__What is needed__.
Among the entries that follow, the required portion opens with the line containing "Convert this chart to Apache ECharts code." and closes with the line containing "var myChart = echarts.init(document.getElementById('chart1'));". Give that portion again exactly, and nothing else.

__Data provided__.
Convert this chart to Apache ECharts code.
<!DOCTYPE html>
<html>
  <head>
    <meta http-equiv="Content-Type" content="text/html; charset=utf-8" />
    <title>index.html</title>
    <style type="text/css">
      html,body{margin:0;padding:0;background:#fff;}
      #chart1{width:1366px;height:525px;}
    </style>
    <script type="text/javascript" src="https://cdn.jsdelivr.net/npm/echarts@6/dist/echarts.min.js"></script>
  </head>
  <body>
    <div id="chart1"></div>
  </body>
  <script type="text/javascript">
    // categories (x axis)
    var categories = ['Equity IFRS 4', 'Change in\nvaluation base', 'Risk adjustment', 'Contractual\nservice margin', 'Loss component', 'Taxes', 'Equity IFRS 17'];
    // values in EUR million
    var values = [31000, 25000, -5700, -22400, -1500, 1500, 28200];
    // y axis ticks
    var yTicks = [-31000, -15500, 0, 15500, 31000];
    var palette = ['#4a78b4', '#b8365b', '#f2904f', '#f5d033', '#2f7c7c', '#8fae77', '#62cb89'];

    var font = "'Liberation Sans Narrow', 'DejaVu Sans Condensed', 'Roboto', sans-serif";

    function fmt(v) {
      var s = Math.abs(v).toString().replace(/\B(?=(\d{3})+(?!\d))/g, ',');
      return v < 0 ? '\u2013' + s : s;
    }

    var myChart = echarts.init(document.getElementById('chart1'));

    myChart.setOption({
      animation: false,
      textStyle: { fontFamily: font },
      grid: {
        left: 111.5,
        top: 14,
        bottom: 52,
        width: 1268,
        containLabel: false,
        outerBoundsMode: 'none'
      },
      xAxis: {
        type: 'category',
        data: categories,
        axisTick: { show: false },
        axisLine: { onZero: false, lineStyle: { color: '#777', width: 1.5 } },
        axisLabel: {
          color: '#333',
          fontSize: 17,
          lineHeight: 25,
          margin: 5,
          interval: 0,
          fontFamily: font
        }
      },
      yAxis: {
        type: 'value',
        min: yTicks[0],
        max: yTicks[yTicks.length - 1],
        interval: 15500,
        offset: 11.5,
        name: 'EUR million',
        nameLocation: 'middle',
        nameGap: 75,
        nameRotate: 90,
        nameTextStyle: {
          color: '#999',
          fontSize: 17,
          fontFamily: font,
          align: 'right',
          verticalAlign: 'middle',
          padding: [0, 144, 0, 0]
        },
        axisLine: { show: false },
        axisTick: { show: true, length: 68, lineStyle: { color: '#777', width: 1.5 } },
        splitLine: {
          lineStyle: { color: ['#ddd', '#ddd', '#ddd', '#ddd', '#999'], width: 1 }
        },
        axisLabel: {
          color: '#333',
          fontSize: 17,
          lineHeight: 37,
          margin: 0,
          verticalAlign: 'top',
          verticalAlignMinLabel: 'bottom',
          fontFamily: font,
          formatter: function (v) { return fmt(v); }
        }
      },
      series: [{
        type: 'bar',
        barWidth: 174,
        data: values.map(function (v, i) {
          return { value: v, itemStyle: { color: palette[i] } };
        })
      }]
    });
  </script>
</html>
--
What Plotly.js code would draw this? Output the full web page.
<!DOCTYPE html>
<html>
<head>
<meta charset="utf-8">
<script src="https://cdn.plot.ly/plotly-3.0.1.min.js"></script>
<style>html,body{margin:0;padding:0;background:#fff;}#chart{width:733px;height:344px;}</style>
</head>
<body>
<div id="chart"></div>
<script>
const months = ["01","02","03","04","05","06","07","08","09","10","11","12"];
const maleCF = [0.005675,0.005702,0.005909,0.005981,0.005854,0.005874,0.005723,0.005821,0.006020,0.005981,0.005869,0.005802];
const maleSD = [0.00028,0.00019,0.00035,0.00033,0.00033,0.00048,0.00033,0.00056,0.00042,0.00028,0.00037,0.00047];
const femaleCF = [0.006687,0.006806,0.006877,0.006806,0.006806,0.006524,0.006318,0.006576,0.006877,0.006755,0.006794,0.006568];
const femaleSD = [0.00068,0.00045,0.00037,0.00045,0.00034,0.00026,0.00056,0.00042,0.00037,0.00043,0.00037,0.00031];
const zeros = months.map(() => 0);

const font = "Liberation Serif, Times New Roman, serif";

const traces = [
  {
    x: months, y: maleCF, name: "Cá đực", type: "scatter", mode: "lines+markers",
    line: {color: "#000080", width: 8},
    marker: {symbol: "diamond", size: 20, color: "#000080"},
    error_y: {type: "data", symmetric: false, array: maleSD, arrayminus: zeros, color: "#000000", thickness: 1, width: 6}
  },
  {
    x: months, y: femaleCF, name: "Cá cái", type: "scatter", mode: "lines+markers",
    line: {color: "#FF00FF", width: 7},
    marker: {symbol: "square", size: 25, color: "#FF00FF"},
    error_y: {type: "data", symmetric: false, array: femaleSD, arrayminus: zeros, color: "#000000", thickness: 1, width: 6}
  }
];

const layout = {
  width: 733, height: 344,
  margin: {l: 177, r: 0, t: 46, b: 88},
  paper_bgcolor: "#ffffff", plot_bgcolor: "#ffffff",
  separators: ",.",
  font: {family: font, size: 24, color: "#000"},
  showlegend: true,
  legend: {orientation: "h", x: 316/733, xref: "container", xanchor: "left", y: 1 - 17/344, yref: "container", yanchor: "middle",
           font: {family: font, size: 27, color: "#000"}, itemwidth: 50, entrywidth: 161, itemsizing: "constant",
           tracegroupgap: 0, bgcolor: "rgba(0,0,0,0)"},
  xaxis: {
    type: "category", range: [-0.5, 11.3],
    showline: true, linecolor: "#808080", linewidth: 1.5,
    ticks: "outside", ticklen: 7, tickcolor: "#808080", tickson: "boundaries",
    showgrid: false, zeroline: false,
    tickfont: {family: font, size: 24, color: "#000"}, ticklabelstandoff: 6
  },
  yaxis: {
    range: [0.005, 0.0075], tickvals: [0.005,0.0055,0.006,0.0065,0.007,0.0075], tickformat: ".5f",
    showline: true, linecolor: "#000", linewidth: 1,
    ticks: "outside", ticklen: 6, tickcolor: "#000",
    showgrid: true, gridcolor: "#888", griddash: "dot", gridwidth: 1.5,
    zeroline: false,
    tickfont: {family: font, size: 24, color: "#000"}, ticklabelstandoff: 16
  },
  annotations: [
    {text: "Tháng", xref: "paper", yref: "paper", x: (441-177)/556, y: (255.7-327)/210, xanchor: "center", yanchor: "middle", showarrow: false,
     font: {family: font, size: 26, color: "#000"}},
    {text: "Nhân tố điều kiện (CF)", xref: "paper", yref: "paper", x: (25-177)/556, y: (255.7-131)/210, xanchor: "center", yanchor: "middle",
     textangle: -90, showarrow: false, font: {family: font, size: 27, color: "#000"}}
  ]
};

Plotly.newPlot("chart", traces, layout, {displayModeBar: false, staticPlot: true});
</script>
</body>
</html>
---
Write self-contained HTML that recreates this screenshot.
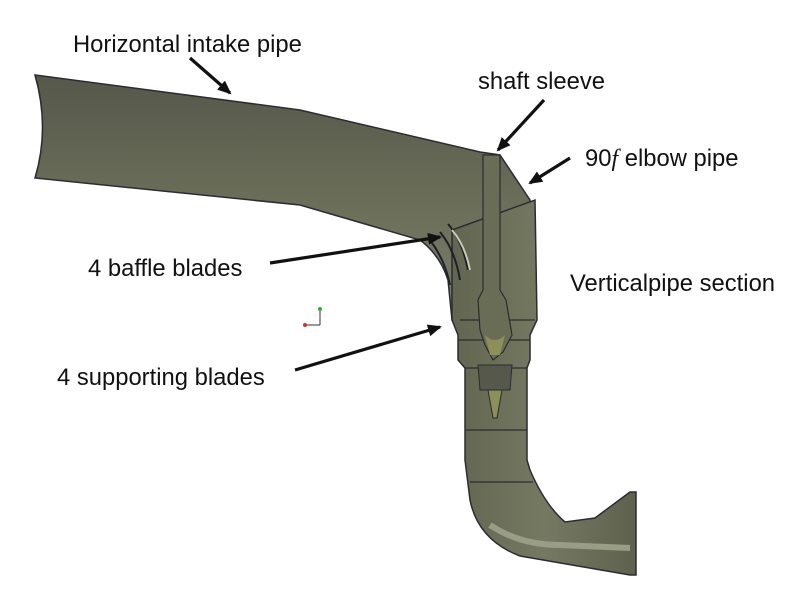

__Written reply__.
Convert this chart to Apache ECharts code.
<!DOCTYPE html>
<html>
  <head>
    <meta http-equiv="Content-Type" content="text/html; charset=utf-8" />
    <title>index.html</title>
    <style type="text/css">
      html,body{margin:0;padding:0;background:#fff;}
      #chart1{width:1366px;height:525px;}
    </style>
    <script type="text/javascript" src="https://cdn.jsdelivr.net/npm/echarts@6/dist/echarts.min.js"></script>
  </head>
  <body>
    <div id="chart1"></div>
  </body>
  <script type="text/javascript">
    // categories (x axis)
    var categories = ['Equity IFRS 4', 'Change in\nvaluation base', 'Risk adjustment', 'Contractual\nservice margin', 'Loss component', 'Taxes', 'Equity IFRS 17'];
    // values in EUR million
    var values = [31000, 25000, -5700, -22400, -1500, 1500, 28200];
    // y axis ticks
    var yTicks = [-31000, -15500, 0, 15500, 31000];
    var palette = ['#4a78b4', '#b8365b', '#f2904f', '#f5d033', '#2f7c7c', '#8fae77', '#62cb89'];

    var font = "'Liberation Sans Narrow', 'DejaVu Sans Condensed', 'Roboto', sans-serif";

    function fmt(v) {
      var s = Math.abs(v).toString().replace(/\B(?=(\d{3})+(?!\d))/g, ',');
      return v < 0 ? '\u2013' + s : s;
    }

    var myChart = echarts.init(document.getElementById('chart1'));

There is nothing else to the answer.